I have no stake in this, but will say this - they are hand ground. They are skillfully hand ground for the price to a profile that the kirschen chisels don't come close to matching. The kirschen and other brands under the same mark are decent but very unrefined chisels, and not in the same class. Same with stubai - that same european style, but not nearly as usable as the iles chisels.

The Lie Nielsen looking chisels are a matter of modern CNC production, or in the case of some other chisels (like the kirschen chisels) a matter of lack of refinement - it is difficult to make chisels with wide flat delicate bevels like Iles has, and the bias is in your favor. A skilled worker will always appreciate that bias and not curse it as being "bent" unless they are horribly out of shape.

They are also O1 steel, which is better than the drill rod that kirschen and most other makers use (those are more gummy with a persistent wire edge - the iles will tolerate a shorter sharpening schedule. Only being bettered by vintage chisels like ward and the better i. sorby).

The shame of things for Iles these days is that I often see that they're "not ground perfectly". Very few of the old ones were, either - the difference is in the buying public now not really knowing what makes an excellent chisel for day in and day out work.
 
Trevanion":2ll9f5rq said:
If you definitely want to do the whole "Support British" thing, you should look at Robert Sorby's chisels as they are a league above Ashey Iles for less money. Plus you can actually get the Robert Sorby stuff, Ashley Iles can't seem to actually get any stock out, It's constantly on back order wherever you look.

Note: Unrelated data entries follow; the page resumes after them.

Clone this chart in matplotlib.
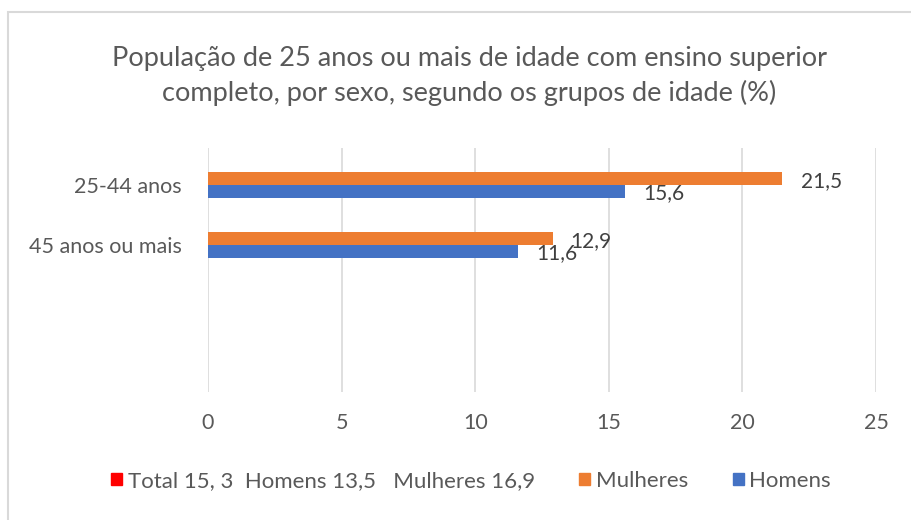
import matplotlib.pyplot as plt
from matplotlib.patches import Patch, Rectangle
import numpy as np

plt.rcParams['font.family'] = ['Lato', 'DejaVu Sans']

# data
categorias = ['25-44 anos', '45 anos ou mais']
mulheres = [21.5, 12.9]
homens = [15.6, 11.6]
rotulo_mulheres = ['21,5', '12,9']
rotulo_homens = ['15,6', '11,6']
nome_total = 'Total 15, 3  Homens 13,5   Mulheres 16,9'
titulo = 'População de 25 anos ou mais de idade com ensino superior\ncompleto, por sexo, segundo os grupos de idade (%)'

cor_mulheres = '#ed7d31'
cor_homens = '#4472c4'
cor_total = '#ff0000'
cinza = '#595959'

fig = plt.figure(figsize=(9.11, 5.20), dpi=100)
ax = fig.add_axes([208/911, 1-392/520, 668/911, 244/520])

y = np.arange(len(categorias))
h = 0.215
ax.barh(y - h/2, mulheres, height=h, color=cor_mulheres, label='Mulheres', zorder=3)
ax.barh(y + h/2, homens, height=h, color=cor_homens, label='Homens', zorder=3)

# data labels
for i in range(len(categorias)):
    ax.annotate(rotulo_mulheres[i], (mulheres[i], y[i] - h/2), xytext=(13, -1.5),
                textcoords='offset points', va='center', ha='left', fontsize=15, color='#404040')
    ax.annotate(rotulo_homens[i], (homens[i], y[i] + h/2), xytext=(13, -1),
                textcoords='offset points', va='center', ha='left', fontsize=15, color='#404040')

ax.set_xlim(0, 25)
ax.set_xticks([0, 5, 10, 15, 20, 25])
ax.set_ylim(3.45, -0.617)
ax.set_yticks(y)
ax.set_yticklabels(categorias)
ax.tick_params(axis='y', length=0, pad=19, labelsize=15.5, labelcolor=cinza)
ax.tick_params(axis='x', length=0, pad=15, labelsize=15.5, labelcolor=cinza)
ax.grid(axis='x', color='#d9d9d9', linewidth=1.2, zorder=0)
for s in ax.spines.values():
    s.set_visible(False)

fig.text(469/911, 1-76/520, titulo, ha='center', va='center', fontsize=19.5,
         color=cinza, linespacing=1.45)

handles = [Patch(color=cor_total, label=nome_total),
           Patch(color=cor_mulheres, label='Mulheres'),
           Patch(color=cor_homens, label='Homens')]
leg = fig.legend(handles=handles, loc='center', bbox_to_anchor=(471/911, 1-481/520), ncol=3,
                 frameon=False, fontsize=16, handlelength=0.5, handleheight=0.5,
                 handletextpad=0.25, columnspacing=2.0)
for t in leg.get_texts():
    t.set_color(cinza)

# chart border
fig.patches.append(Rectangle((8/911, -0.1), 1.2, 1-12/520+0.1, transform=fig.transFigure,
                             fill=False, edgecolor='#d9d9d9', linewidth=1.5))

fig.savefig('out.png', dpi=100)
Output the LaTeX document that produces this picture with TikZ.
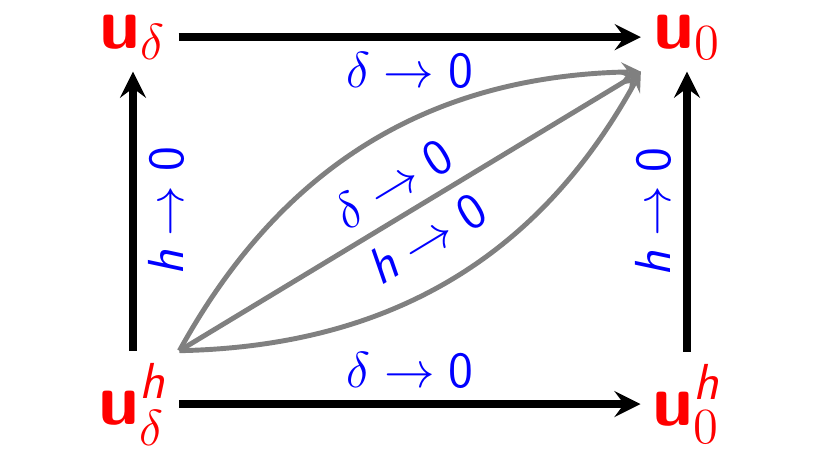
\documentclass[tikz,border=0pt]{standalone}
\usepackage{amsmath}
\usepackage{amsfonts}
\usepackage{color}
\usepackage{tikz}

\newcommand{\vu}{\textsf{\bfseries u}}
\newcommand{\sfo}{\textsf{0}}
\newcommand{\sfh}{\textsf{\itshape h}}

\begin{document}
\begin{tikzpicture}[>=stealth,
    vec/.style={text=red, font=\huge},
    lim/.style={midway, text=blue, font=\Large},
    lane/.style={->, line width=2.2pt},
    path/.style={->, gray, line width=1.4pt}]
        \useasboundingbox (0,0) rectangle (8.16,4.6);
        \matrix[column sep={5.54cm,between origins}, row sep={3.67cm,between origins}] at (4.10,2.30)
        {
          \node[vec](UD) {$\vu_\delta$}; & \node[vec](UZ) {$\vu_0$}; \\
          \node[vec](UDH) {$\vu^{\sfh}_\delta$}; & \node[vec](UZH) {$\vu^{\sfh}_0$}; \\
        };
      \draw[lane] (UD) -- (UZ) node[lim, below] {$\delta \to \sfo$};
      \draw[lane] (UDH) -- (UZH) node[lim, above] {$\delta \to \sfo$};
      \draw[lane] (UDH) -- (UD) node[lim, rotate=90, anchor=north] {$\sfh \to \sfo$};
      \draw[lane] (UZH) -- (UZ) node[lim, rotate=90, anchor=south] {$\sfh \to \sfo$};
      \draw[path] (UDH.north east) -- (UZ.south west)
        node[lim, sloped, above] {$\delta \to \sfo$}
        node[lim, sloped, below] {$\sfh \to \sfo$};
      \draw[path] (UDH.north east) to[bend left=30] (UZ.south west);
      \draw[path] (UDH.north east) to[bend right=30] (UZ.south west);
      \end{tikzpicture}
\end{document}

By the way, I'm not being oppositional here. However, I bought three sets of brand new sorby chisels last year when I was on a bender, and had bought the iles chisels not long before.

The sorby chisels are soft, less finely ground and inconsistently ground.

Someone did a test of edge durability on the australian woodworking forum and found them (R. Sorby) OK for light work/soft woods but they were poor in hardwoods and gave up quickly. The same is true for mine - you have to give them more support at the bevel than Iles by a fair amount, and you don't want to pair them with a long sharpening routine.

Speculation was that there is an industrial qualification to sell chisels as more than boutique items, and that spec requires chip resistance for safety and results in 58 or so hardness chisels. Iles are 61 or so, and though the difference in numbers is small, the difference in durability between those two is very large (55 results in an unusable chisel, 53 from personal experience results in one that's well below unusable).

Not that softness is a new thing. The Norris irons took a huge step down in quality (softer, more "modern" feeling) when they went to R. Sorby for the later parallel irons.

(I still have all three sets of sorby chisels, but was a bit nonplussed with the even-ness of the bevel grinding for the price, especially given the wonderful handles. Some of the chisels have drastically taller sides on one side vs. the other, contrasted with the consistency of the iles chisels despite being able to see that they were finished by hand).